=== Given task ===
Omit the pictures, then reproduce every remaining record exactly.

=== Dataset content ===
=======

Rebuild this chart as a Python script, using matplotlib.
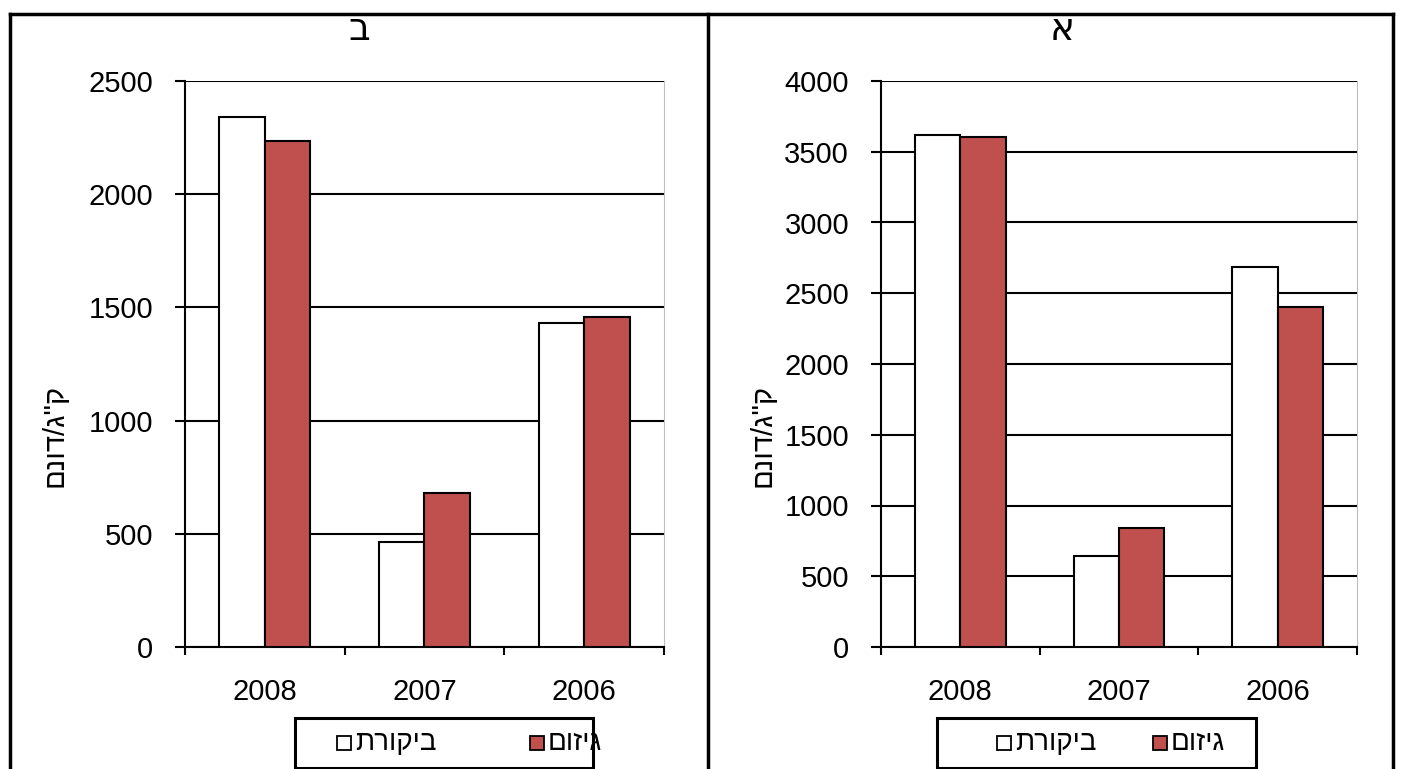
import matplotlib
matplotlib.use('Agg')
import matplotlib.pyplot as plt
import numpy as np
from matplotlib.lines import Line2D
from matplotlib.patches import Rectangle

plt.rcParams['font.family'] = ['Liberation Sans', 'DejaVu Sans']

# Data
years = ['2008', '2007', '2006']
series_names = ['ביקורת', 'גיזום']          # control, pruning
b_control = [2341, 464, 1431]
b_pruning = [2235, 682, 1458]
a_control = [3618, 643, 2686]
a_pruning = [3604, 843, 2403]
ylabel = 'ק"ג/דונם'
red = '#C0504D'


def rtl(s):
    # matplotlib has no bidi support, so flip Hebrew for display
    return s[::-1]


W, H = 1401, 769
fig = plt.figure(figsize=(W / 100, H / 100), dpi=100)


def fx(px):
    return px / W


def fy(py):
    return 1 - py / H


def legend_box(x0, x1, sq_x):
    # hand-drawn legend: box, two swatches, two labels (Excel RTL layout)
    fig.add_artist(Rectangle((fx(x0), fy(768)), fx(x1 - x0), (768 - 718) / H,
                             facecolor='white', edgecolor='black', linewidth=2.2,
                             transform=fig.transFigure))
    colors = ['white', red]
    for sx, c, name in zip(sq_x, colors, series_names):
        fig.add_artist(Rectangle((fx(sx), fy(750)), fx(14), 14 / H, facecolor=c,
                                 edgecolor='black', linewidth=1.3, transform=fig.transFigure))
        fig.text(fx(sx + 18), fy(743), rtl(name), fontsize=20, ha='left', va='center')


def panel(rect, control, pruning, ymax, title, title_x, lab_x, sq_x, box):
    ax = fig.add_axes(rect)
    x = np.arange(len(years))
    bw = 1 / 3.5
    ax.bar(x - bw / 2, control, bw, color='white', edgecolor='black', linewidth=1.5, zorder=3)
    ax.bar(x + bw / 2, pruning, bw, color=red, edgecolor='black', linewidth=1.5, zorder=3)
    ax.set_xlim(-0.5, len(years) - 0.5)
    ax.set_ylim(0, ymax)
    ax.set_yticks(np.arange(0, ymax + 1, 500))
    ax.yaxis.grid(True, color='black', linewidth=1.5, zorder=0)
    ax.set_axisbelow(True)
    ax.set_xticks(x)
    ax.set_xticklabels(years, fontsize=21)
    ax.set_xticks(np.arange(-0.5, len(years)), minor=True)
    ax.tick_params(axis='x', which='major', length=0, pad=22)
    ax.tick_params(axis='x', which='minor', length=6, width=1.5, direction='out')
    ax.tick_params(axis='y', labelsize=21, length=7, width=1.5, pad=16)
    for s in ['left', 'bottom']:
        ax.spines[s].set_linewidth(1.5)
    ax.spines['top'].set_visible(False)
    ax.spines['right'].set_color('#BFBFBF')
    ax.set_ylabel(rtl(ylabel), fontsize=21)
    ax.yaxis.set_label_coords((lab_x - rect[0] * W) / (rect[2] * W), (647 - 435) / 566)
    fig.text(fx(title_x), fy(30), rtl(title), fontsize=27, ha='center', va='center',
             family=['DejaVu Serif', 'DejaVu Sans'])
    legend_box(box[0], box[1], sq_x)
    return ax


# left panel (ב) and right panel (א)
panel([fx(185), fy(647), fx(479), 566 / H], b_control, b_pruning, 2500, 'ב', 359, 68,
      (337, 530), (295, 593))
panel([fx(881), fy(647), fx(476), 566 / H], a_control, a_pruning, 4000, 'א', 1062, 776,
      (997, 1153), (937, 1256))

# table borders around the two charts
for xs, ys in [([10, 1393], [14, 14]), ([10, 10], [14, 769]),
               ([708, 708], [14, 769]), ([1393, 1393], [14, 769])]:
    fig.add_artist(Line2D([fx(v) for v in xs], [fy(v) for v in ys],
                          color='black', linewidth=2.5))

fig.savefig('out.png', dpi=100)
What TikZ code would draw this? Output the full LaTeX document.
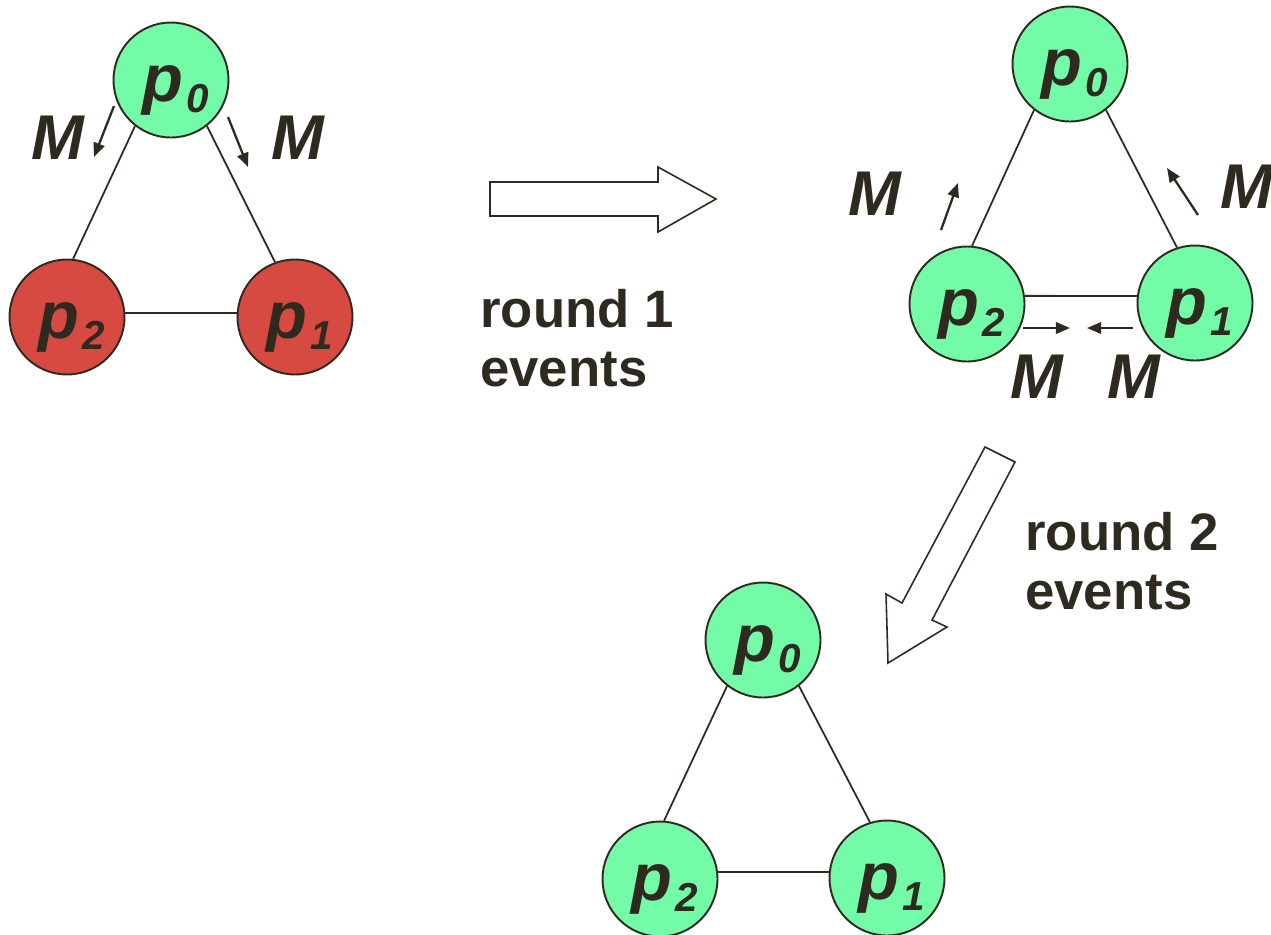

=======

=== Output of the task ===
Rebuild this chart as a Python script, using matplotlib.
import matplotlib
matplotlib.use('Agg')
import matplotlib.pyplot as plt
import numpy as np
from matplotlib.lines import Line2D
from matplotlib.patches import Rectangle

plt.rcParams['font.family'] = ['Liberation Sans', 'DejaVu Sans']

# Data
years = ['2008', '2007', '2006']
series_names = ['ביקורת', 'גיזום']          # control, pruning
b_control = [2341, 464, 1431]
b_pruning = [2235, 682, 1458]
a_control = [3618, 643, 2686]
a_pruning = [3604, 843, 2403]
ylabel = 'ק"ג/דונם'
red = '#C0504D'


def rtl(s):
    # matplotlib has no bidi support, so flip Hebrew for display
    return s[::-1]


W, H = 1401, 769
fig = plt.figure(figsize=(W / 100, H / 100), dpi=100)


def fx(px):
    return px / W


def fy(py):
    return 1 - py / H


def legend_box(x0, x1, sq_x):
    # hand-drawn legend: box, two swatches, two labels (Excel RTL layout)
    fig.add_artist(Rectangle((fx(x0), fy(768)), fx(x1 - x0), (768 - 718) / H,
                             facecolor='white', edgecolor='black', linewidth=2.2,
                             transform=fig.transFigure))
    colors = ['white', red]
    for sx, c, name in zip(sq_x, colors, series_names):
        fig.add_artist(Rectangle((fx(sx), fy(750)), fx(14), 14 / H, facecolor=c,
                                 edgecolor='black', linewidth=1.3, transform=fig.transFigure))
        fig.text(fx(sx + 18), fy(743), rtl(name), fontsize=20, ha='left', va='center')


def panel(rect, control, pruning, ymax, title, title_x, lab_x, sq_x, box):
    ax = fig.add_axes(rect)
    x = np.arange(len(years))
    bw = 1 / 3.5
    ax.bar(x - bw / 2, control, bw, color='white', edgecolor='black', linewidth=1.5, zorder=3)
    ax.bar(x + bw / 2, pruning, bw, color=red, edgecolor='black', linewidth=1.5, zorder=3)
    ax.set_xlim(-0.5, len(years) - 0.5)
    ax.set_ylim(0, ymax)
    ax.set_yticks(np.arange(0, ymax + 1, 500))
    ax.yaxis.grid(True, color='black', linewidth=1.5, zorder=0)
    ax.set_axisbelow(True)
    ax.set_xticks(x)
    ax.set_xticklabels(years, fontsize=21)
    ax.set_xticks(np.arange(-0.5, len(years)), minor=True)
    ax.tick_params(axis='x', which='major', length=0, pad=22)
    ax.tick_params(axis='x', which='minor', length=6, width=1.5, direction='out')
    ax.tick_params(axis='y', labelsize=21, length=7, width=1.5, pad=16)
    for s in ['left', 'bottom']:
        ax.spines[s].set_linewidth(1.5)
    ax.spines['top'].set_visible(False)
    ax.spines['right'].set_color('#BFBFBF')
    ax.set_ylabel(rtl(ylabel), fontsize=21)
    ax.yaxis.set_label_coords((lab_x - rect[0] * W) / (rect[2] * W), (647 - 435) / 566)
    fig.text(fx(title_x), fy(30), rtl(title), fontsize=27, ha='center', va='center',
             family=['DejaVu Serif', 'DejaVu Sans'])
    legend_box(box[0], box[1], sq_x)
    return ax


# left panel (ב) and right panel (א)
panel([fx(185), fy(647), fx(479), 566 / H], b_control, b_pruning, 2500, 'ב', 359, 68,
      (337, 530), (295, 593))
panel([fx(881), fy(647), fx(476), 566 / H], a_control, a_pruning, 4000, 'א', 1062, 776,
      (997, 1153), (937, 1256))

# table borders around the two charts
for xs, ys in [([10, 1393], [14, 14]), ([10, 10], [14, 769]),
               ([708, 708], [14, 769]), ([1393, 1393], [14, 769])]:
    fig.add_artist(Line2D([fx(v) for v in xs], [fy(v) for v in ys],
                          color='black', linewidth=2.5))

fig.savefig('out.png', dpi=100)
What TikZ code would draw this? Output the full LaTeX document.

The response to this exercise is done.